* Source material:
☆ ☆ ☆ ☆ ☆

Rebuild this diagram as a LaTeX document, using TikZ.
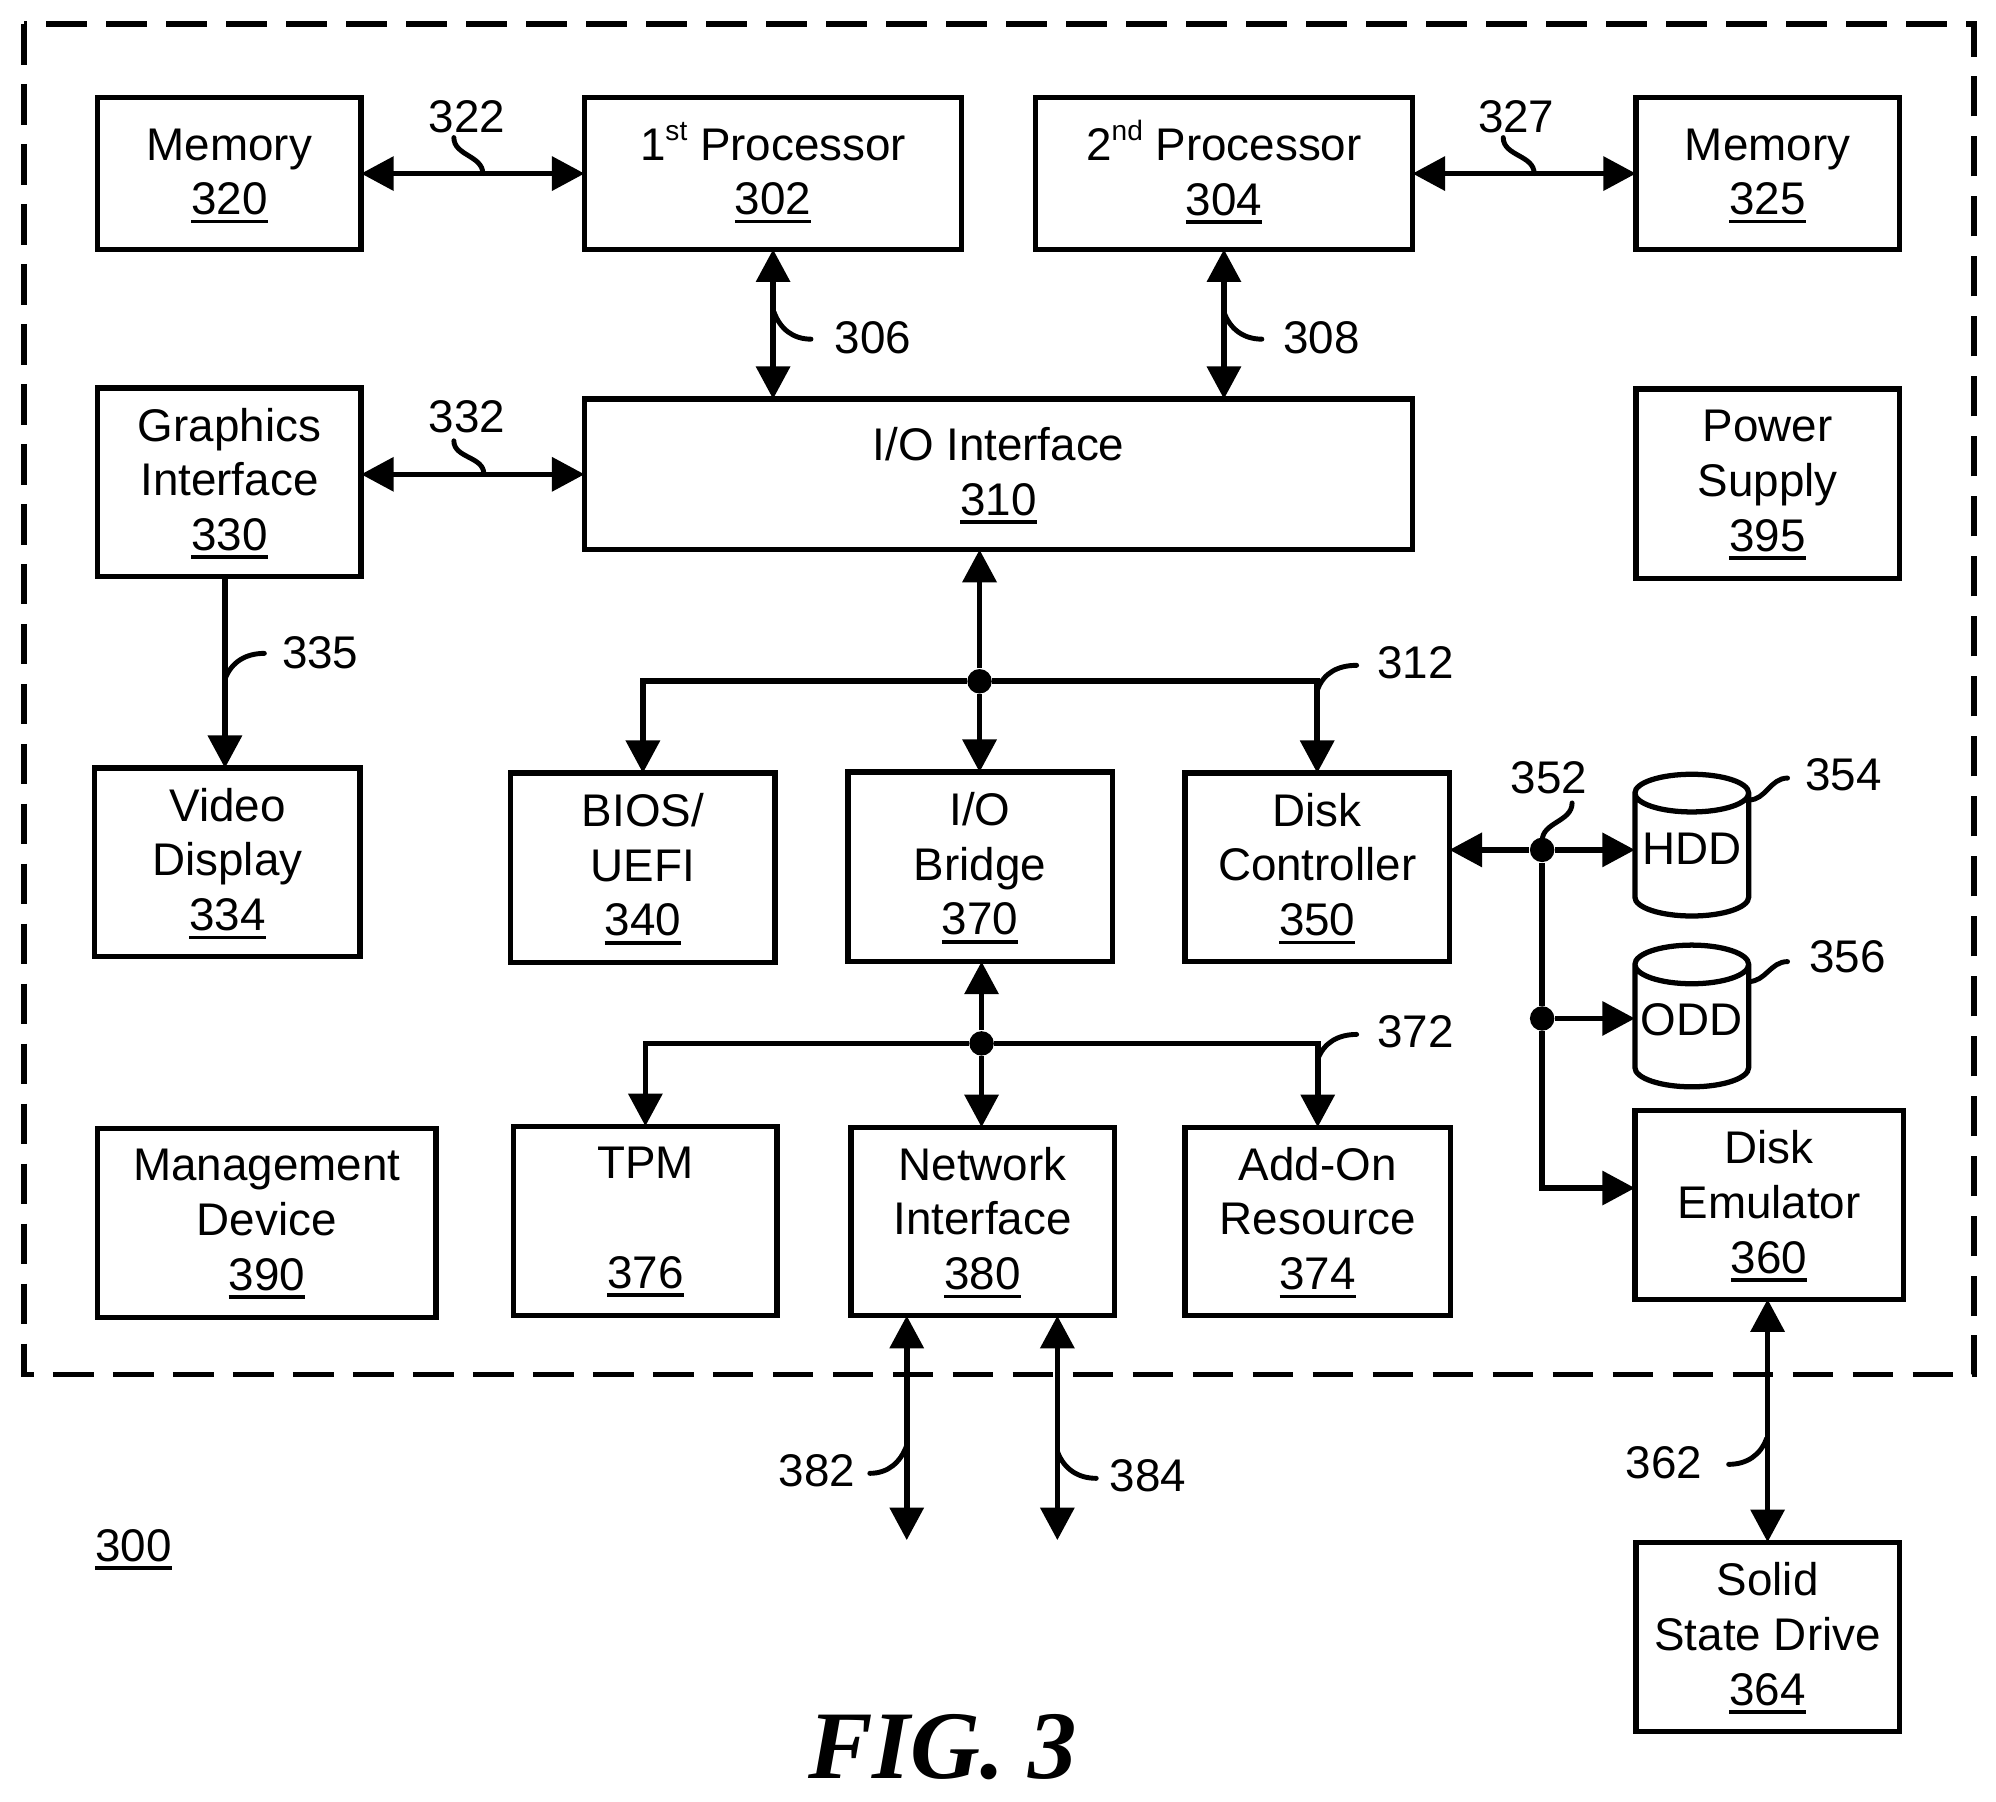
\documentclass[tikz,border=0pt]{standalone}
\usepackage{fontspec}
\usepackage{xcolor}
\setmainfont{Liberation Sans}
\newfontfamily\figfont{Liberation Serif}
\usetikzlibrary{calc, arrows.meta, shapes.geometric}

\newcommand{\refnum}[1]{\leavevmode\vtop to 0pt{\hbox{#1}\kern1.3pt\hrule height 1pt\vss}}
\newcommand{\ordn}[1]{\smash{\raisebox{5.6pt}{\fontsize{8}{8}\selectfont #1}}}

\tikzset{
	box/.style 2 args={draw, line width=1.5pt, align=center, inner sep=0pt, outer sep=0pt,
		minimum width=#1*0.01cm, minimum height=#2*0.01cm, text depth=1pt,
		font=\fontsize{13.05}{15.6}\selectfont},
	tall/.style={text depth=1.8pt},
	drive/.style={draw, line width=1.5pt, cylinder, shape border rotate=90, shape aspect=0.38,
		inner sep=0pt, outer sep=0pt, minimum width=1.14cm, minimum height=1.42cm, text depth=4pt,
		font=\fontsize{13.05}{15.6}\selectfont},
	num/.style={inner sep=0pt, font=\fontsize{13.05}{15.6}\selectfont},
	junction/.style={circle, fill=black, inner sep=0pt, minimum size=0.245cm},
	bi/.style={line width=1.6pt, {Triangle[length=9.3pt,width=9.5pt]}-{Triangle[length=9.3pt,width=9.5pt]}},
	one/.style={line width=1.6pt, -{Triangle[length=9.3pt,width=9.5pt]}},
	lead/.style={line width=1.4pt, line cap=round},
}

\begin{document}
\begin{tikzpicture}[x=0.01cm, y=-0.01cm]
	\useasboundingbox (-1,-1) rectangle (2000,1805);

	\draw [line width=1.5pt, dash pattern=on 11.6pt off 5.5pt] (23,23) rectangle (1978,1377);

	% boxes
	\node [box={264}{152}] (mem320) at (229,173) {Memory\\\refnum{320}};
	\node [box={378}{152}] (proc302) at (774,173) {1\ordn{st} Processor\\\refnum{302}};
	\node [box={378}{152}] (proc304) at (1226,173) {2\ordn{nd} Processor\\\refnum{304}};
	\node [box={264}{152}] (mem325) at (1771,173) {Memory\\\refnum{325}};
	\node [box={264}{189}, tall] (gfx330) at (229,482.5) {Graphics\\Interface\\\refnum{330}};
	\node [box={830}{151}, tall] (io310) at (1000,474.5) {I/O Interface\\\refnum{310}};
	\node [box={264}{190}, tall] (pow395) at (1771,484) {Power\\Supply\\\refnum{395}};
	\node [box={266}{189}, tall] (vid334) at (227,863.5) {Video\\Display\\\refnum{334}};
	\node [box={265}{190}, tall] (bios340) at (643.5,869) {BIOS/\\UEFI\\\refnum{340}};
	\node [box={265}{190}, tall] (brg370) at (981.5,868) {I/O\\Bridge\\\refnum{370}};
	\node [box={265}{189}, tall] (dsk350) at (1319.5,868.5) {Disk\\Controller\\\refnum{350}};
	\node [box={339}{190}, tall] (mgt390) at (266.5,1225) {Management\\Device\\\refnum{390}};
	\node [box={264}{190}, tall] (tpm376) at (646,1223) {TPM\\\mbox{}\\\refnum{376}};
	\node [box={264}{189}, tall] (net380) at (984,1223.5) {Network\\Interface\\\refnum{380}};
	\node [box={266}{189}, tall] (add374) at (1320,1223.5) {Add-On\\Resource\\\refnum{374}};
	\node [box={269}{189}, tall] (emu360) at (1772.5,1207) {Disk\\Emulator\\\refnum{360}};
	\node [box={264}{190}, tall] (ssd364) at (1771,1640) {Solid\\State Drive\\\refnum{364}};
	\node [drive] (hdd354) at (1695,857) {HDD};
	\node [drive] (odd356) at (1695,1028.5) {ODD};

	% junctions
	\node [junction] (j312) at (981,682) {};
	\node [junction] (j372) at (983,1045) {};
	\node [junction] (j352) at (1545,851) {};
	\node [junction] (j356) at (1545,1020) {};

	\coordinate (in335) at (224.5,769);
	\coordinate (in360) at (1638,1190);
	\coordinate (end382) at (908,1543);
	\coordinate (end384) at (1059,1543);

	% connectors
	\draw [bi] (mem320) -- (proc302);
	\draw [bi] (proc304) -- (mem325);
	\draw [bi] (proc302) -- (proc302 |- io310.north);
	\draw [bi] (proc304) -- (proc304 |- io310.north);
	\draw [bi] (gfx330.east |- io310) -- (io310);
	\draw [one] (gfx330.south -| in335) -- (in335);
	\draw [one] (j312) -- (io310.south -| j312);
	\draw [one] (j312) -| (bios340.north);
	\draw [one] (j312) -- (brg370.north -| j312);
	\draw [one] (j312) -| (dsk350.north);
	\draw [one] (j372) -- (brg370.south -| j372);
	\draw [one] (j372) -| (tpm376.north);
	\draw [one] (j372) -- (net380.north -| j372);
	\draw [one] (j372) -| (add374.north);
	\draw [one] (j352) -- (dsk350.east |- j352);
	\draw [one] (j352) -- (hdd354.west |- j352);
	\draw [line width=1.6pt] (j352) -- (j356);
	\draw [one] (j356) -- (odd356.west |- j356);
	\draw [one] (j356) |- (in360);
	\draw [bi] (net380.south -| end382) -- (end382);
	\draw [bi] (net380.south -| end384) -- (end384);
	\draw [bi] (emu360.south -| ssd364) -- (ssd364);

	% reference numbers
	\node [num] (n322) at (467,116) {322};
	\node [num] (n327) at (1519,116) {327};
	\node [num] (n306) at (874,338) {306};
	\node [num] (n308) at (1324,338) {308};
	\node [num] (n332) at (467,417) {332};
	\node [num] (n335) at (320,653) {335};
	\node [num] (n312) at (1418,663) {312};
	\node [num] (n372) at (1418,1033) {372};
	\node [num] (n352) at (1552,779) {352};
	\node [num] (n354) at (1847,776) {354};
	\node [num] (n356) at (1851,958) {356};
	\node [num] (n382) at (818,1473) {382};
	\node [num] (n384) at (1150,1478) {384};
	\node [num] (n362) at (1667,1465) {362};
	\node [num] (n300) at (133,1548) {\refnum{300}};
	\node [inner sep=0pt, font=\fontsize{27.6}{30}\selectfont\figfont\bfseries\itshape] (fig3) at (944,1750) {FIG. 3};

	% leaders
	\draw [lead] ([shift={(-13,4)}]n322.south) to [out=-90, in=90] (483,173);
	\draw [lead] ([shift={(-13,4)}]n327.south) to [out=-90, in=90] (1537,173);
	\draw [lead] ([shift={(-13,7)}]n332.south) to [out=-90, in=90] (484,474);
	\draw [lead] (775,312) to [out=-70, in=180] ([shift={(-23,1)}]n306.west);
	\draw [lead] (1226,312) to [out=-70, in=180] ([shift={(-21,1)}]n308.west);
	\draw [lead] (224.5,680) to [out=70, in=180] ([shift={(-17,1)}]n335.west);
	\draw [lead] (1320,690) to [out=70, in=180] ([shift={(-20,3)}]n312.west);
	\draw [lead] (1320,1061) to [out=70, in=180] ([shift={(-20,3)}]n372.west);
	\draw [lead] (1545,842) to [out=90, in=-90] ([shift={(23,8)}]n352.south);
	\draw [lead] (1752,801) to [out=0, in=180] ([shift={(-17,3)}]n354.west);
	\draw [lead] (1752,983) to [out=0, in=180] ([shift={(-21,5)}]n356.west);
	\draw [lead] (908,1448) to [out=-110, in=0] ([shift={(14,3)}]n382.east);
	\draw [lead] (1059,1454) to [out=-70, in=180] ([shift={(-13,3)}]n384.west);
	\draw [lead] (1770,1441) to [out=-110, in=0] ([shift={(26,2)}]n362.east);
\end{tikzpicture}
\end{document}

☆ ☆ ☆ ☆ ☆

Write out again, exactly, the lines from the start of the listing up to the line containing "(23,23) rectangle (1978,1377);", with both ends and without pictures.

Rebuild this diagram as a LaTeX document, using TikZ.
\documentclass[tikz,border=0pt]{standalone}
\usepackage{fontspec}
\usepackage{xcolor}
\setmainfont{Liberation Sans}
\newfontfamily\figfont{Liberation Serif}
\usetikzlibrary{calc, arrows.meta, shapes.geometric}

\newcommand{\refnum}[1]{\leavevmode\vtop to 0pt{\hbox{#1}\kern1.3pt\hrule height 1pt\vss}}
\newcommand{\ordn}[1]{\smash{\raisebox{5.6pt}{\fontsize{8}{8}\selectfont #1}}}

\tikzset{
	box/.style 2 args={draw, line width=1.5pt, align=center, inner sep=0pt, outer sep=0pt,
		minimum width=#1*0.01cm, minimum height=#2*0.01cm, text depth=1pt,
		font=\fontsize{13.05}{15.6}\selectfont},
	tall/.style={text depth=1.8pt},
	drive/.style={draw, line width=1.5pt, cylinder, shape border rotate=90, shape aspect=0.38,
		inner sep=0pt, outer sep=0pt, minimum width=1.14cm, minimum height=1.42cm, text depth=4pt,
		font=\fontsize{13.05}{15.6}\selectfont},
	num/.style={inner sep=0pt, font=\fontsize{13.05}{15.6}\selectfont},
	junction/.style={circle, fill=black, inner sep=0pt, minimum size=0.245cm},
	bi/.style={line width=1.6pt, {Triangle[length=9.3pt,width=9.5pt]}-{Triangle[length=9.3pt,width=9.5pt]}},
	one/.style={line width=1.6pt, -{Triangle[length=9.3pt,width=9.5pt]}},
	lead/.style={line width=1.4pt, line cap=round},
}

\begin{document}
\begin{tikzpicture}[x=0.01cm, y=-0.01cm]
	\useasboundingbox (-1,-1) rectangle (2000,1805);

	\draw [line width=1.5pt, dash pattern=on 11.6pt off 5.5pt] (23,23) rectangle (1978,1377);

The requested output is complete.